The scans in nuclear power plants themselves are planned for weeks in advance, allowing them to be performed only once and in the shortest time possible. For especially sensitive areas eSite works with plant personnel who have the appropriate knowledge, access and training to go in and do the capture even themselves.
The unique form factor of the NavVis VLX allows for hands-free operation, which can enable personnel to perform other tasks or measurements alongside the scans, and avoids contact with any surfaces while the scan is taking place. Rolling cart-driven scanning systems were prone to picking up nuclear contamination from the floors of the plant, and would sometimes require special decontamination or even disposal after the project was done. Walking through the same room with the VLX on a workers’ shoulder minimizes the amount of contamination that accumulates on the equipment – this saves time and reduces decontamination costs.

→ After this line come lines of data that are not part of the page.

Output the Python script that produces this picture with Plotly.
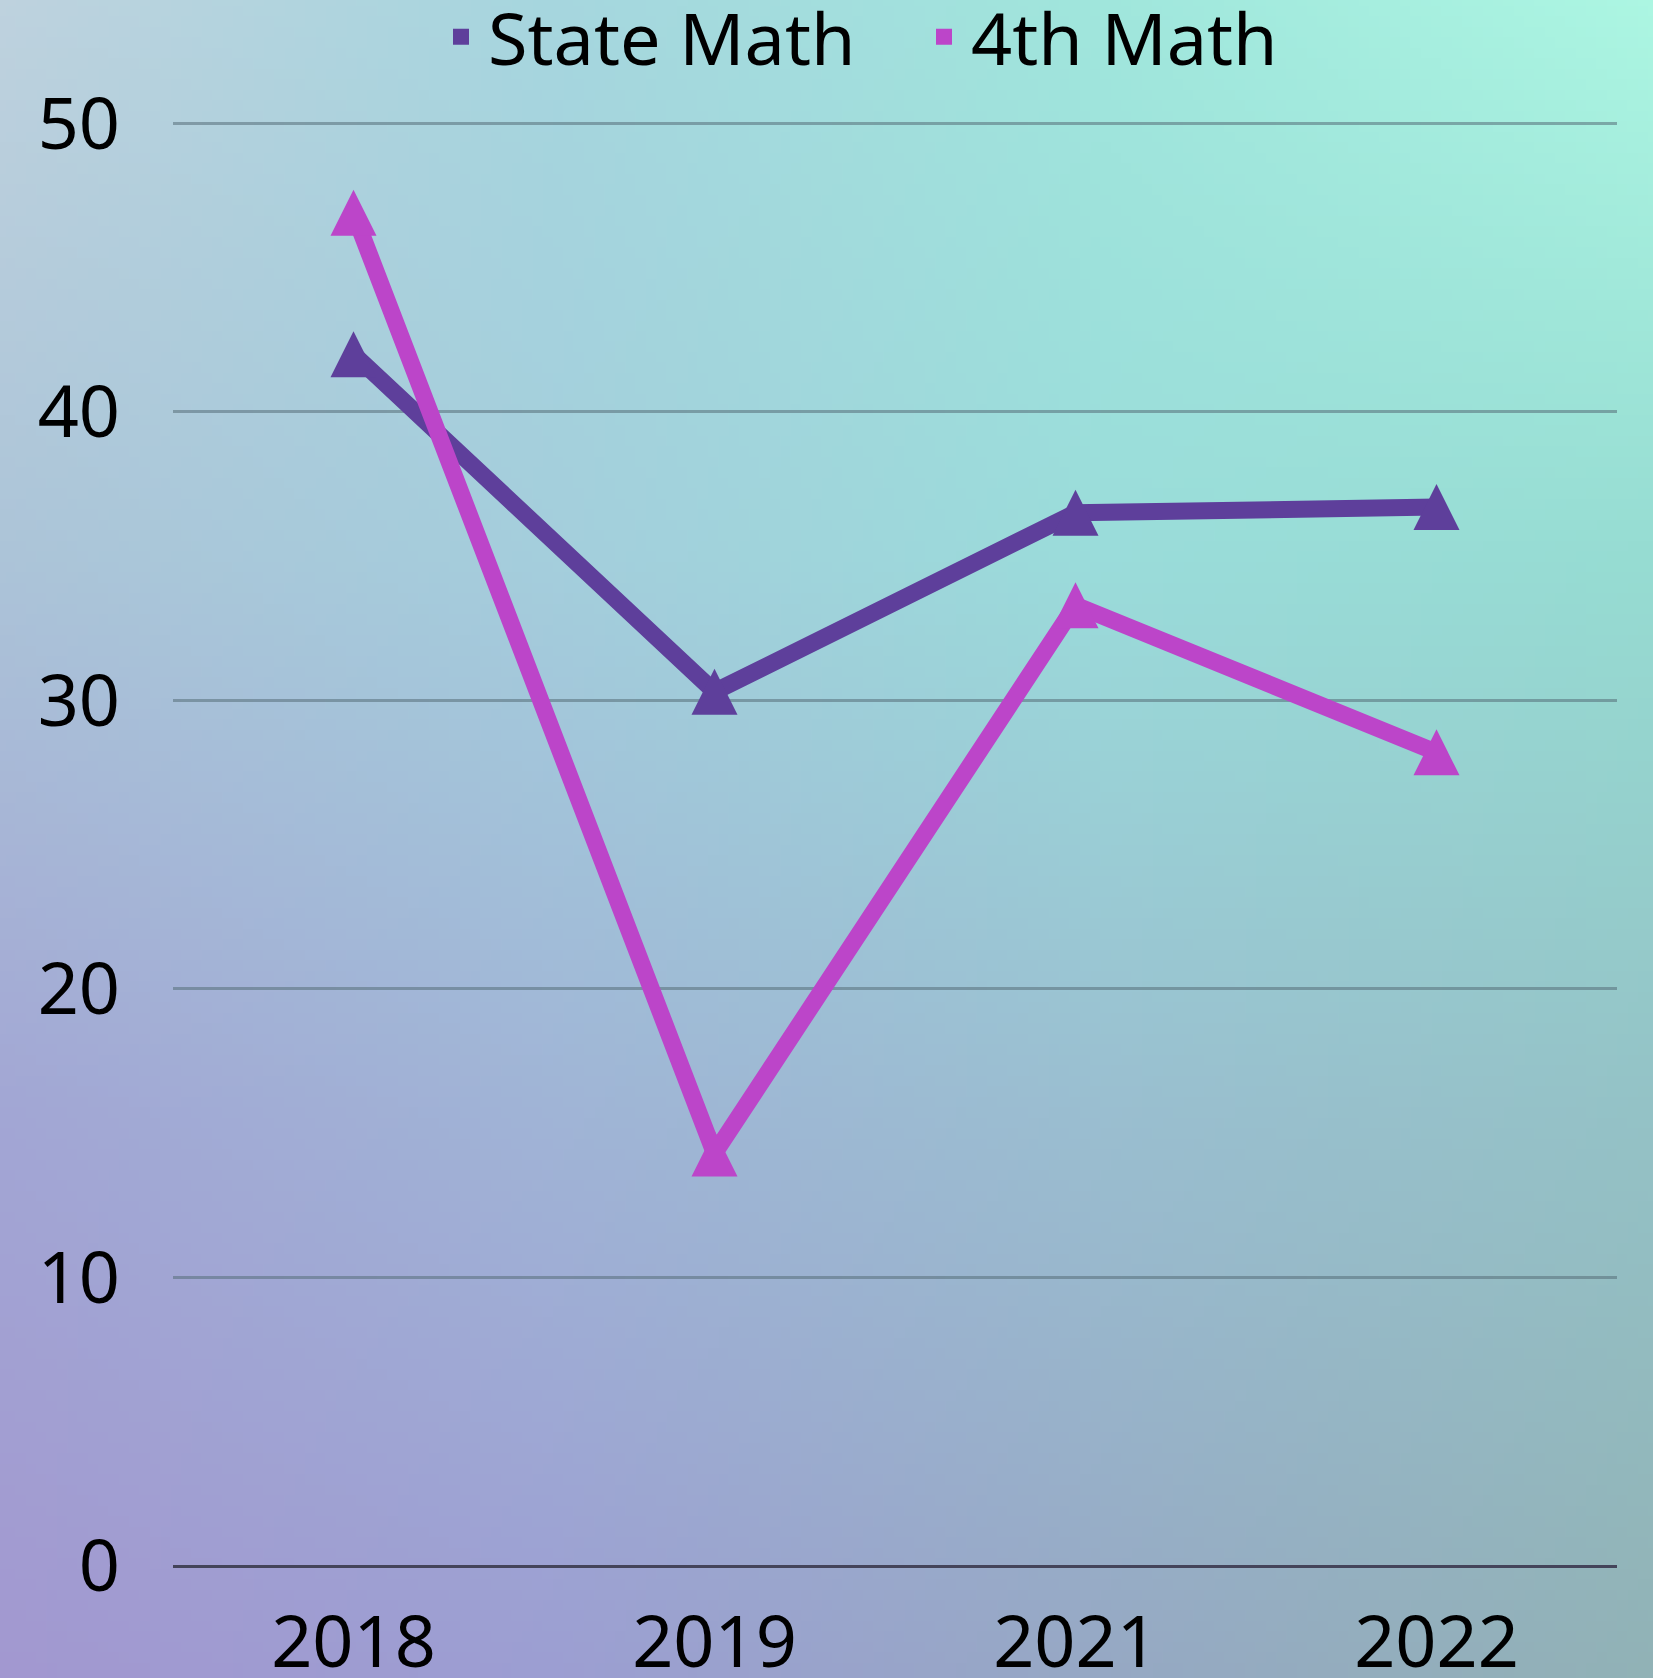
import base64, struct, zlib
import plotly.graph_objects as go

# ---- data ----
years = ["2018", "2019", "2021", "2022"]
state_math = [42.0, 30.3, 36.5, 36.7]
fourth_math = [46.9, 14.3, 33.3, 28.2]
y_ticks = [0, 10, 20, 30, 40, 50]

STATE_COLOR = "#5e3f9b"
FOURTH_COLOR = "#bc45c9"
FONT = "Noto Sans, Lato, sans-serif"

W, H = 1653, 1678
ML, MR, MT, MB = 173, 36, 121, 112
PW, PH = W - ML - MR, H - MT - MB

# ---- soft gradient background (decoration) ----
grid = [
    [(190, 210, 222), (166, 214, 222), (160, 230, 220), (172, 246, 226)],
    [(172, 196, 216), (164, 206, 220), (154, 220, 218), (150, 220, 210)],
    [(162, 166, 212), (160, 180, 214), (154, 190, 208), (148, 194, 198)],
    [(162, 152, 208), (156, 158, 210), (150, 168, 196), (145, 178, 182)],
]


def bg_png(w=160, h=160):
    rows = []
    n = len(grid) - 1
    m = len(grid[0]) - 1
    for j in range(h):
        fy = j / (h - 1) * n
        r0 = min(int(fy), n - 1)
        ty = fy - r0
        row = bytearray()
        for i in range(w):
            fx = i / (w - 1) * m
            c0 = min(int(fx), m - 1)
            tx = fx - c0
            for k in range(3):
                a = grid[r0][c0][k] * (1 - tx) + grid[r0][c0 + 1][k] * tx
                b = grid[r0 + 1][c0][k] * (1 - tx) + grid[r0 + 1][c0 + 1][k] * tx
                row.append(int(round(a * (1 - ty) + b * ty)))
        rows.append(bytes(row))
    raw = b"".join(b"\x00" + r for r in rows)

    def chunk(t, d):
        return struct.pack(">I", len(d)) + t + d + struct.pack(">I", zlib.crc32(t + d) & 0xFFFFFFFF)

    png = (b"\x89PNG\r\n\x1a\n"
           + chunk(b"IHDR", struct.pack(">IIBBBBB", w, h, 8, 2, 0, 0, 0))
           + chunk(b"IDAT", zlib.compress(raw, 9))
           + chunk(b"IEND", b""))
    return "data:image/png;base64," + base64.b64encode(png).decode()


fig = go.Figure()

for name, vals, color in [("State Math", state_math, STATE_COLOR),
                          ("4th Math", fourth_math, FOURTH_COLOR)]:
    fig.add_trace(go.Scatter(
        x=years, y=vals, mode="lines+markers", name=name, showlegend=False,
        line=dict(color=color, width=17),
        marker=dict(symbol="arrow-down", angle=180, standoff=23, size=46,
                    color=color, line=dict(width=0)),
        hoverinfo="x+y+name",
    ))

for name, color in [("State Math", STATE_COLOR), ("4th Math", FOURTH_COLOR)]:
    fig.add_trace(go.Scatter(
        x=[None], y=[None], mode="markers", name=name,
        marker=dict(symbol="square", size=20, color=color),
    ))

fig.update_layout(
    width=W, height=H,
    margin=dict(l=ML, r=MR, t=MT, b=MB, autoexpand=False),
    paper_bgcolor="rgba(0,0,0,0)",
    plot_bgcolor="rgba(0,0,0,0)",
    font=dict(family=FONT, size=72, color="#000000"),
    showlegend=True,
    legend=dict(orientation="h", x=(434 - ML) / PW, xanchor="left",
                y=1 + 84 / PH, yanchor="middle", font=dict(size=72),
                bgcolor="rgba(0,0,0,0)", itemwidth=44,
                entrywidth=424, entrywidthmode="pixels"),
    images=[dict(source=bg_png(), xref="paper", yref="paper",
                 x=-ML / PW, y=1 + MT / PH, sizex=W / PW, sizey=H / PH,
                 xanchor="left", yanchor="top", sizing="stretch", layer="below")],
)

fig.update_xaxes(type="category", range=[-0.5, 3.5], showgrid=False, zeroline=False,
                 showline=False, ticks="", tickfont=dict(size=72),
                 ticklabelstandoff=28, fixedrange=True)
fig.update_yaxes(range=[0, 50.08], tickvals=y_ticks, showgrid=True,
                 gridcolor="rgba(85,110,120,0.55)", gridwidth=3,
                 zeroline=True, zerolinecolor="#44445a", zerolinewidth=3,
                 showline=False, ticks="", tickfont=dict(size=72),
                 ticklabelstandoff=52, fixedrange=True)

fig.write_html("out.html", config={"displayModeBar": False})

# remove default page margins so the figure sits at the window origin
with open("out.html", "r", encoding="utf-8") as f:
    html = f.read()
html = html.replace("<head>", "<head><style>html,body{margin:0;padding:0;}</style>", 1)
with open("out.html", "w", encoding="utf-8") as f:
    f.write(html)
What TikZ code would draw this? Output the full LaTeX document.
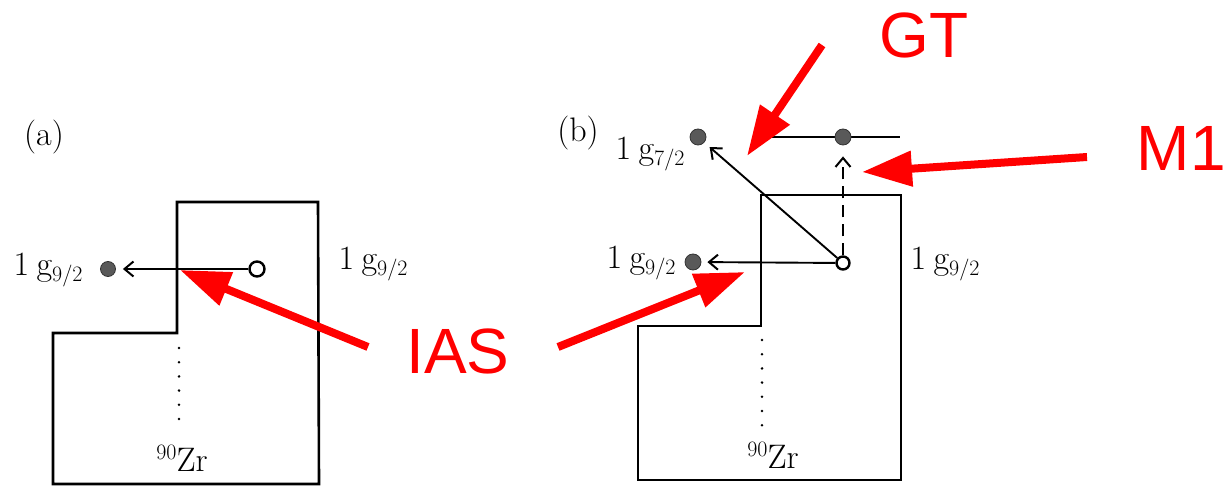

The procedures followed in working in nuclear facilities have evolved over time, each time striving to define what is “reasonably achievable” – minimizing time and maximizing safety. With the bar being raised by these procedures, the repercussions may resonate throughout the nuclear industry, says Olkkonen.
“There’s an interesting twist: now that it is reasonably possible to do reality capture in nuclear power plants – the industry should do it. The bar for ‘reasonable’ has gone down, which means the safety has gone up.”
Beyond the nuclear industry, the same techniques and workflows can be readily applied to other safety critical and heavy industry – including oil and gas and other power generation plants. Anywhere that could benefit from limiting the access of people to hazardous areas or having a virtual model to practice work procedures, plant owners can drive costs down across the board while maintaining and even improving safety.